Шама также определил, что «основная проблема революционного правительства» заключается в «попытках управлять народным насилием от имени государства, а не против него». Это, безусловно, относилось к Робеспьеру и его союзникам-якобинцам, но в основе этой проблемы лежало еще более трудноразрешимое противоречие между, с одной стороны, легитимирующей революцию доктриной прямого, неопосредованного выражения общей воли и, с другой стороны, – административные нужды, связанные с управлением страной с населением около 28 млн. человек. Во время Французской революции народное насилие было демократией в рамках руссоистской концепции, как в теории, поскольку только «народ» мог достоверно выразить всеобщую волю, так и на практике, поскольку кровь, пролитая народом, спасла революцию в несколько критических моментов, например, при штурме Бастилии.
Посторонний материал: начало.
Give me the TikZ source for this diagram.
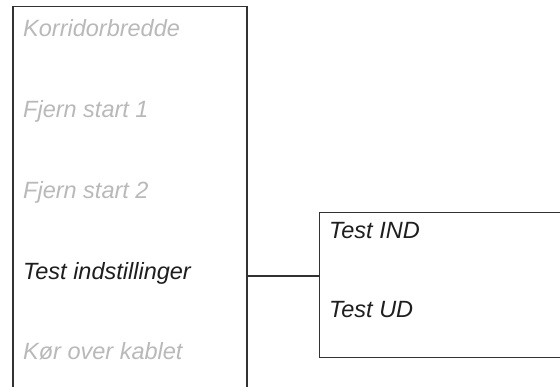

Народным насилием нужно было управлять, потому что его нельзя было устранить.
Если исходить из того, что декларация принципов и/или официальная конституция являются необходимым элементом создания современного государства, то с 1789 г., когда была принята Декларация прав человека и гражданина, до 1870 г., когда была создана Третья республика, французское государство создавалось по меньшей мере двенадцать раз. Хотя за последние полтора столетия новые документы стали разрабатываться все реже, тем не менее было принято три новых конституции. Ни одна из них, включая нынешнюю, не разрешила неизбежного противоречия между (мифическим) суверенитетом Всеобщей воли и реальностью, требующей представительных политических институтов в условиях современной демократии. В результате противоречие между ними стало эндемическим наследием современного французского государства с его многочисленными последующими конституциями, переворотами и политическими кризисами.
Всеобщая воля – единственное основание, на котором может быть воздвигнут суверенитет, но условия для ее непрерывного раскрытия несовместимы с организованным государством. Эта проблема вытекает из основополагающей дилеммы Руссо:
Общая воля может быть проявлена только самим народом в непосредственном, взаимном общении, но город-государство, в котором возможна такая политика, явно не является реальной моделью для большого национального государства.
В 1965 г. Фюре и Рише назвали «предубеждение против парламентских институтов» «особенно сильной традицией французской общественной жизни». Эта традиция жива и сегодня, поскольку она постоянно подпитывается глубоким противоречием во французской концепции суверенитета.
Именно поэтому Декларацию прав человека и гражданина 1789 г. следует считать основанием французского государства, хотя она действовала всего четыре года (два, если считать утверждение конституции 1791 г. ее формальной ратификацией). Декларация объединила в себе метафизическую концепцию «воли народа», ритуальное наделение нового государства суверенитетом и вписывание в него трансцендентной социальной цели. Проблема заключалась в том, что, как почти сразу стало ясно, на основе принципов этой декларации никогда не удастся организовать политически стабильное государство. Поскольку в Декларации прав человека и гражданина не было места ни истории, ни традиции, не было возможности замаскировать противоречие между «Общей волей» Руссо и управлением большим государством. А поскольку «разум» (первопричина враждебности к истории и традиции) играет столь привилегированную роль в концептуализации «Общей воли», эти противоречия проявляются еще более ярко, чем если бы в Декларации упоминались классовая, религиозная или этническая принадлежность.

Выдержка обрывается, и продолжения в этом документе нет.